Ingram: Hey kids — do you believe in Alan Greenspan?
By MATHEW INGRAM 15:47 EST Friday, February 01, 2002
globeinvestor.com
Is there anyone whose reputation has gone through as many wrenching changes as Alan Greenspan, chairman of the U.S. Federal Reserve? It's hard to think of someone, even a perennial public-opinion lightning rod such as Toronto mayor Mel Lastman. Then again, Mr. Greenspan — who in a previous life was a jazz clarinet player and a boyfriend of pop philosopher Ayn Rand — has been put on a pedestal and then pulled down into the muck again so many times over the years that he's probably used to it by now.
At some point in the not too distant future — perhaps later this year — the 75-year-old Mr. Greenspan will retire, and a flood of retrospectives will appear, trying to define his legacy. If history is any guide, there will be dozens of analysts arguing that he is a humble genius whose steady hand on the tiller helped save the U.S. economic ship from certain disaster, and so on — and just as many arguing that he was an error-prone egomaniac whose yanking on the interest-rate strings caused the U.S. economy to gyrate uncontrollably, leaving untold financial disaster in its wake.
Where does the truth lie? Only Mr. Greenspan knows for sure, but the chances are that it is somewhere between those two extremes. He may be "the Maestro" to his fans, but the Fed chairman is still just a single individual, a man who — along with the Federal Open Market Committee — tries to read the shifting winds of the U.S. economy and arrive at a comprehensive weather forecast. He does so knowing full well that whatever he comes up with will be pored over by legions of analysts, each with his own agenda.
Despite this, there was a determined effort in the late 1990s to paint Mr. Greenspan as the all-knowing, all-seeing engineer of the U.S. economy, pulling all the right levers required to keep things humming. Then, when the dot-com bubble burst and the markets began to tank, opinion shifted dramatically almost overnight — now the Fed chairman was the one who created the bubble in the first place with his "loose money" policy, and then popped it himself by hiking interest rates too high, too quickly.
But wait, his supporters say — wasn't he the one who helped the United States avoid a catastrophe during the Russian currency meltdown and the Long Term Capital Management crisis of 1998? No, the critics respond. In fact, he compounded the problem by using his exaggerated profile within financial circles to organize an ill-advised public bailout of Long Term Capital. But then he warned that markets were getting overheated with his famous "irrational exuberance" speech, didn't he? Yes, but he didn't take any action, and watched while insane amounts of money flowed into the tech sector.
Both the "Greenspan is god" and "Greenspan is incompetent" viewpoints have their dangers. Seeing Greenspan as the all-powerful guardian of the stock market may have created a "moral hazard" — the idea that, because Mr. Greenspan would be there to save them (as he did Long Term Capital), investors would feel confident enough to take inappropriate risks. Seeing him as the embodiment of economic evil, meanwhile, is a convenient way for investors to avoid having to think about other economic events.

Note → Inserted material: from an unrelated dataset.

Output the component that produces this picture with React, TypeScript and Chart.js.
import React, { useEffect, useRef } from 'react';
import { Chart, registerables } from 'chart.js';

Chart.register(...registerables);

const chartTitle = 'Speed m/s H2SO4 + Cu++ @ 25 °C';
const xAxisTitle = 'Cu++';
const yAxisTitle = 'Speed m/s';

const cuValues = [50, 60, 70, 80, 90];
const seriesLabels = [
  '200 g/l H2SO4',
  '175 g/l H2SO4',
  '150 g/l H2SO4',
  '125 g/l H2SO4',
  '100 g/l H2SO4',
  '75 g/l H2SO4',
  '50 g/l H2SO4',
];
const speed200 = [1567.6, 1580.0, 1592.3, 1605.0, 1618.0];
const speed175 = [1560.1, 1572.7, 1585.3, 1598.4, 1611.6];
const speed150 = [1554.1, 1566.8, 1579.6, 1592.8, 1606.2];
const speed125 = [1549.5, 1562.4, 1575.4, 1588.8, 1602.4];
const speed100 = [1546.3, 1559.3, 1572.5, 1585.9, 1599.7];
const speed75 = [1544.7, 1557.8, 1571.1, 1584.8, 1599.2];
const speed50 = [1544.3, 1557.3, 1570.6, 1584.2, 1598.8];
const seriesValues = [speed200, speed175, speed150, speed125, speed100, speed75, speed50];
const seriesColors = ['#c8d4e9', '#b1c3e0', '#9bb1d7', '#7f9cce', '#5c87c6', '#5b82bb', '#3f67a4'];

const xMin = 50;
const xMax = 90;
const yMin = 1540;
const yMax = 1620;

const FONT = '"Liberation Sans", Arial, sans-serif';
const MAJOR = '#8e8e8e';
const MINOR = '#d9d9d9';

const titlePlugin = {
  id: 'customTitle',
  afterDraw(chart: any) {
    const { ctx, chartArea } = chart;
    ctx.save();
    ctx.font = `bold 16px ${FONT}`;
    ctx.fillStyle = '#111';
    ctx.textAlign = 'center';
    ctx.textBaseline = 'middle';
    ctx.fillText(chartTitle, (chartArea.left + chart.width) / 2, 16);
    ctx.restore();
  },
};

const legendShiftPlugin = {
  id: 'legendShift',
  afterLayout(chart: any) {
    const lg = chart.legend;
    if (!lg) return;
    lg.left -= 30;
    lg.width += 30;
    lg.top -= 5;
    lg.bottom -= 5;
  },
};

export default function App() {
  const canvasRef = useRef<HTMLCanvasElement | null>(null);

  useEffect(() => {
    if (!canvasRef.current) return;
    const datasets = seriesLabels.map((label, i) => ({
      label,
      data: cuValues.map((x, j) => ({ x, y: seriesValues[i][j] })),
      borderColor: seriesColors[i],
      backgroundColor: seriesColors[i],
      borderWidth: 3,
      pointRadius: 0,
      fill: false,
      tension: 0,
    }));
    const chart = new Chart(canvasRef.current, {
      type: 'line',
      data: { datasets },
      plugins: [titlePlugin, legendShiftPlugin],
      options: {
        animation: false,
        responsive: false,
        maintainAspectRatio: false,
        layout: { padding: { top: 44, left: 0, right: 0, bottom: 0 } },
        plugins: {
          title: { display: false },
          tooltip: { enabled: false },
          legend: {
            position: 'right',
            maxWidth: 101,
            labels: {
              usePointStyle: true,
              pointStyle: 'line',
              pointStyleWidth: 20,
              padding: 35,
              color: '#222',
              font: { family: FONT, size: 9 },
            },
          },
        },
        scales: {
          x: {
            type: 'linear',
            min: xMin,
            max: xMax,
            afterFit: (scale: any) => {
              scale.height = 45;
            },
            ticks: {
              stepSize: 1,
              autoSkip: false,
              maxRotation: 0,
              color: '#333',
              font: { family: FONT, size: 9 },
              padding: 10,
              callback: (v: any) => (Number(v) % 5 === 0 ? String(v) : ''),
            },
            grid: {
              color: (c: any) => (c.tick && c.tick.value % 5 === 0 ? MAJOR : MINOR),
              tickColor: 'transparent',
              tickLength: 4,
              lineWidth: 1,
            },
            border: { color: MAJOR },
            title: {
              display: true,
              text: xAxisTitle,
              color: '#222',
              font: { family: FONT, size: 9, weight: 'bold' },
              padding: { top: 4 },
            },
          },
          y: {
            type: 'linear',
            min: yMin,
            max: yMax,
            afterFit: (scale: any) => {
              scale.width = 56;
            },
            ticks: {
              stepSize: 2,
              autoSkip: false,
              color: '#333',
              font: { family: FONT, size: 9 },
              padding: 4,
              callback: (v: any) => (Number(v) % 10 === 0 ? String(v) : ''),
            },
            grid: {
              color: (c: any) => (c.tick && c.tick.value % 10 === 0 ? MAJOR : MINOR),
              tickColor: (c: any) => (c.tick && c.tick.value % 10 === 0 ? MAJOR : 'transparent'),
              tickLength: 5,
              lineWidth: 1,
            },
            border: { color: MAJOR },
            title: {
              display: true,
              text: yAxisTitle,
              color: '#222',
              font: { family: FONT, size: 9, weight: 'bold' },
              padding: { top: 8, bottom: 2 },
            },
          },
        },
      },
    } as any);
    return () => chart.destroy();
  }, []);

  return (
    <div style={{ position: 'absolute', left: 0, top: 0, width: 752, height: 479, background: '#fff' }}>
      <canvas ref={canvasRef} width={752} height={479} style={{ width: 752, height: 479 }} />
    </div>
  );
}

Some investors who relied on Mr. Greenspan may have been disillusioned by recent events, but others are not. "The fact that he is not infallible is not a surprise," economics professor and former Fed economist Christopher Carroll told the Atlanta Journal-Constitution recently. "There's definitely an element of primal human culture that wants there to be a Delphic oracle. Greenspan was slotted into that mythic role."
Perhaps no one should be expected to have the kind of control over the U.S. economy that people ascribe to Mr. Greenspan. Decades ago, the Federal Reserve might have had enough influence on financial markets to help steer the U.S. economy this way or that, but in the days of currency trading and derivatives, the Fed's moves are often accounted for before they occur. There are those who believe that the Fed changes rates because the markets tell it such a change is necessary, rather than the reverse.
Nobel Prize-winning economist Milton Friedman, in fact, has argued that the Federal Reserve should be abolished, since it is either not very good at or perhaps even incapable of influencing the economy, and any money-supply related duties could be carried out by a computer set up with buy and sell criteria. If that ever happened, of course, we could all look forward to long articles praising the computer — and equally long pieces attacking it and its programmer for screwing up the entire economy.